Stephen Covey teaches that successful managers are the ones who are able to remove themselves from the quadrant of activities that are Urgent and Important and focus on the activities that were Important but Not Urgent, meaning remove yourself from day-to-day decision-making over planning and strategy development.

So many of us can get sucked into the day-to-day minutiae of our teams that we end up ignoring the bigger picture areas which should be our focus.  Why?  Because dealing with Important and Urgent activities is an addictive feeling, you feel like you are making important decisions when in fact your team is probably more than capable of making them without you.

Agile provides your team with leadership opportunities that aren't found in more traditional process control organizations.  Step back and let your team grow.  I've been amazed how teams, when given the opportunity, can solve process issues and impediments to productivity that I would have never thought of.  The collective minds of your organization are capable of great things.

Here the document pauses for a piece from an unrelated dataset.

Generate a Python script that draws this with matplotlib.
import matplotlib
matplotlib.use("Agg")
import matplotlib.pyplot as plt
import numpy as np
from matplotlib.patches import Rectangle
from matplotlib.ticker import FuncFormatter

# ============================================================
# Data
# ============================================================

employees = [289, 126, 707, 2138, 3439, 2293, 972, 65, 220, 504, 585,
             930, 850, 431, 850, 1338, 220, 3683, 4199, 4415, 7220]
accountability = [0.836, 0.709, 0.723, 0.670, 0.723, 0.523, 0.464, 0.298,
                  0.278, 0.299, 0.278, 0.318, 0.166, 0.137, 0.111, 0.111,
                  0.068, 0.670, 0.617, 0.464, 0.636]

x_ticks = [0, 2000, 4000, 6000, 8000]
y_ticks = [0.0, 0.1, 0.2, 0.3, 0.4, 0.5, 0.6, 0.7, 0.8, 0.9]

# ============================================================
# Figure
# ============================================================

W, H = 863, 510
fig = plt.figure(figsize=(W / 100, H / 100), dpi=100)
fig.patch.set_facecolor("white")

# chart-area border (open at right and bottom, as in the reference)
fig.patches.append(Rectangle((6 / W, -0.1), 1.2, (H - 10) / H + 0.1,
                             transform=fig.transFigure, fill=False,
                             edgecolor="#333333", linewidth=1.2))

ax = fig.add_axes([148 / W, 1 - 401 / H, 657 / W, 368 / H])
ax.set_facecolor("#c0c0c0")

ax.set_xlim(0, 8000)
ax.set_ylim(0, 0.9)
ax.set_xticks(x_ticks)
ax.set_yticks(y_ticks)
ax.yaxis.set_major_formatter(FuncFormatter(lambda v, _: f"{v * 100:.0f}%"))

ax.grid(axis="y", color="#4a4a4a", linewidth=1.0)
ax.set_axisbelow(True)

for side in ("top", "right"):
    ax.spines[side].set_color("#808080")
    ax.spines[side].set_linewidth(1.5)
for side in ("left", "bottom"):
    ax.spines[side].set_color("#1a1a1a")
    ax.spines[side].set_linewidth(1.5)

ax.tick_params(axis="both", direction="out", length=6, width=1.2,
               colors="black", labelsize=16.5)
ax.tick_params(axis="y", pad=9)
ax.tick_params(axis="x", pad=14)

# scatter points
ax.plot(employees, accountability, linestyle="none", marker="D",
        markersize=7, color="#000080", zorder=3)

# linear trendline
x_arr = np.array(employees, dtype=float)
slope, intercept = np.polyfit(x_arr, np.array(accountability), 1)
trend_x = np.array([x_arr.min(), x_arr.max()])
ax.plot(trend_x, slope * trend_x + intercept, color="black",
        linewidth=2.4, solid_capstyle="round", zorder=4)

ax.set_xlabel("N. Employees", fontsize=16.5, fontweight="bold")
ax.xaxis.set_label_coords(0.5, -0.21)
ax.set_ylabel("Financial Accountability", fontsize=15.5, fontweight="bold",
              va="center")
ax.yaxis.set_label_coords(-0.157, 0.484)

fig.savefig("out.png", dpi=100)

As a manager you need and want to embrace this power and provide support for you team.  Let them help you and help the organization deliver on the promise that Agile provides.

How can you help?

  • Understand that for your teams to succeed they need to fail, yes I said that.
  • Don't attend their ceremonies (standups, retrospectives)  Why?  The team needs to be able to speak openly and honestly about what is working and not working without you being present.
  • Use the working metrics available to you, velocity, burndown.  If your team says they are going to do 'x' story points and they do that consistently, what else do you need to know?
  • Don't force your opinions on what they 'SHOULD' be doing.  Have confidence that you have hired great people and they like you want to succeed.
  • Work closely with the Product Owner and Scrum Master to discuss any concerns you have.  Understand why things are working a certain way before leveling your judgement.
  • Don't act as a Scrum Master or Product Owner of the team. Why?  You manage their careers and it's highly unlikely that the team will receive the benefits of iterative continuous improvement if they don't feel confident that they can say when things aren't working well.
  • Don't believe that everything is great the way it is, anything can be improved.

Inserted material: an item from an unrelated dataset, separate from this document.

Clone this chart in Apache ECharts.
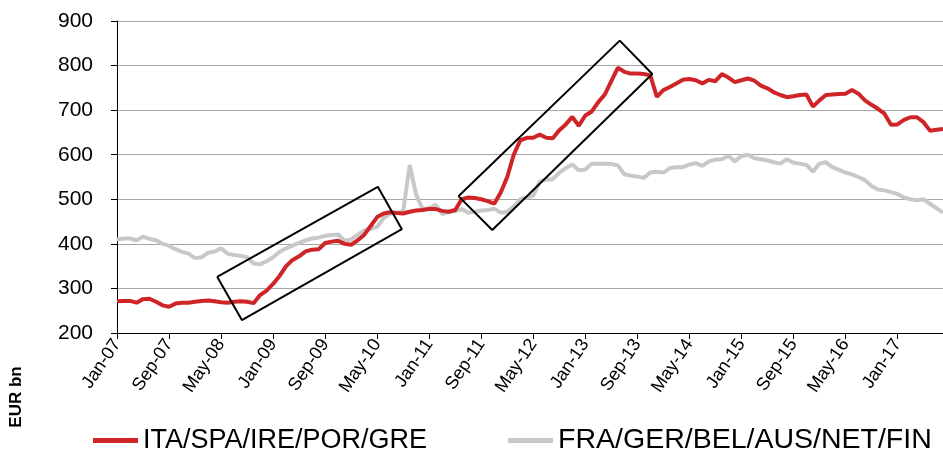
<!DOCTYPE html>
<html>
<head>
<meta charset="utf-8">
<script src="https://cdn.jsdelivr.net/npm/echarts@6/dist/echarts.min.js"></script>
<style>html,body{margin:0;padding:0;background:#fff}#c{width:943px;height:449px}</style>
</head>
<body>
<div id="c"></div>
<script>
// Categories: monthly Jan-07 .. Aug-17
var months = ['Jan','Feb','Mar','Apr','May','Jun','Jul','Aug','Sep','Oct','Nov','Dec'];
var categories = [];
for (var y = 7; y <= 17; y++) {
  for (var m = 0; m < 12; m++) {
    if (y === 17 && m > 7) break;
    categories.push(months[m] + '-' + (y < 10 ? '0' + y : '' + y));
  }
}

var seriesNames = ['ITA/SPA/IRE/POR/GRE', 'FRA/GER/BEL/AUS/NET/FIN'];

var periphery = [
271,272,272,268,276,277,270,262,259,266,268,268,
270,272,273,271,269,268,270,271,270,267,285,295,
310,328,350,364,372,383,387,388,402,405,407,400,
398,408,420,440,460,468,471,469,468,472,475,476,
478,478,474,472,476,500,504,503,500,496,490,515,
550,600,632,638,638,645,638,637,655,668,685,665,
688,697,718,735,765,795,786,782,782,781,778,730,
745,752,760,768,770,767,760,768,765,781,773,763,
767,771,766,755,749,740,734,729,731,734,735,708,
722,734,735,736,737,745,737,722,712,703,692,667,
668,678,684,684,673,654,656,658
];

var core = [
410,412,412,408,416,411,408,400,396,388,382,378,
368,370,380,383,390,378,375,373,370,356,354,361,
370,382,390,396,402,408,412,414,418,420,421,407,
410,420,430,434,438,458,468,470,473,577,510,478,
480,488,467,472,473,478,470,472,475,476,479,470,
472,484,500,504,508,540,544,545,560,570,578,565,
567,580,580,580,579,576,556,553,551,548,560,562,
560,570,572,572,578,581,575,585,589,590,597,585,
597,600,592,590,587,583,580,590,582,580,577,562,
580,583,572,566,560,556,550,543,530,522,520,516,
512,504,500,498,500,490,480,470
];

// Annotation boxes, corners in (month index, EUR bn)
var box1 = [[15.4,326],[40.1,528],[43.8,433],[19.2,229],[15.4,326]];
var box2 = [[52.5,507],[77.3,856],[82.3,781],[57.7,431],[52.5,507]];

var yTicks = {min: 200, max: 900, interval: 100};

var chart = echarts.init(document.getElementById('c'), null, {renderer: 'canvas'});
var font = 'Liberation Sans, Arial, sans-serif';
chart.setOption({
  animation: false,
  backgroundColor: '#fff',
  textStyle: {fontFamily: font},
  grid: {left: 117, right: 0, top: 21, bottom: 116, containLabel: false},
  legend: {
    data: [
      {name: seriesNames[0], textStyle: {fontSize: 27}},
      {name: seriesNames[1], textStyle: {fontSize: 28.5}}
    ],
    left: 88, top: 421,
    itemWidth: 45, itemHeight: 5, itemGap: 81,
    icon: 'rect',
    textStyle: {fontSize: 27, color: '#000', fontFamily: font}
  },
  xAxis: [{
    type: 'category',
    data: categories,
    boundaryGap: false,
    axisLine: {lineStyle: {color: '#000', width: 1}},
    axisTick: {interval: 7, length: 6, lineStyle: {color: '#000'}},
    axisLabel: {interval: 7, rotate: 56, fontSize: 18, color: '#000', margin: 8, fontFamily: font},
    splitLine: {show: false}
  }, {
    type: 'value', min: 0, max: categories.length - 1, show: false
  }],
  yAxis: {
    type: 'value',
    min: yTicks.min, max: yTicks.max, interval: yTicks.interval,
    axisLine: {show: true, lineStyle: {color: '#000', width: 1}},
    axisTick: {show: true, length: 6, lineStyle: {color: '#000'}},
    axisLabel: {fontSize: 21, color: '#000', margin: 24, fontFamily: font},
    splitLine: {lineStyle: {color: '#a6a6a6', width: 1}}
  },
  graphic: [{
    type: 'text', x: 16, y: 397, rotation: Math.PI / 2,
    style: {text: 'EUR bn', font: 'bold 17px ' + font, fill: '#000', textAlign: 'center', textVerticalAlign: 'middle'}
  }],
  series: [{
    name: seriesNames[1], type: 'line', data: core, symbol: 'none',
    lineStyle: {color: '#c8c8c8', width: 4}, itemStyle: {color: '#c8c8c8'}, z: 2
  }, {
    name: seriesNames[0], type: 'line', data: periphery, symbol: 'none',
    lineStyle: {color: '#cf2528', width: 4}, itemStyle: {color: '#cf2528'}, z: 3
  }, {
    name: 'box1', type: 'line', xAxisIndex: 1, data: box1, symbol: 'none', silent: true,
    lineStyle: {color: '#000', width: 2}, z: 4
  }, {
    name: 'box2', type: 'line', xAxisIndex: 1, data: box2, symbol: 'none', silent: true,
    lineStyle: {color: '#000', width: 2}, z: 4
  }]
});
</script>
</body>
</html>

Agile will provide transparency with respect to the areas of your organization that isn't working efficiently.  As a management team you will need to focus your attention on addressing these impediments as your Agile teams mature.  If these hurdles and impediments aren't dealt with you will reach a ceiling on the ROI that Agile can provide.  As with your teams, management needs to be honest with themselves about broader organizational issues so that a stronger and more effective organization emerges.

Agile isn't just about delivering software faster, it's much more than that.  Understanding that will make the transition your Agile smoother.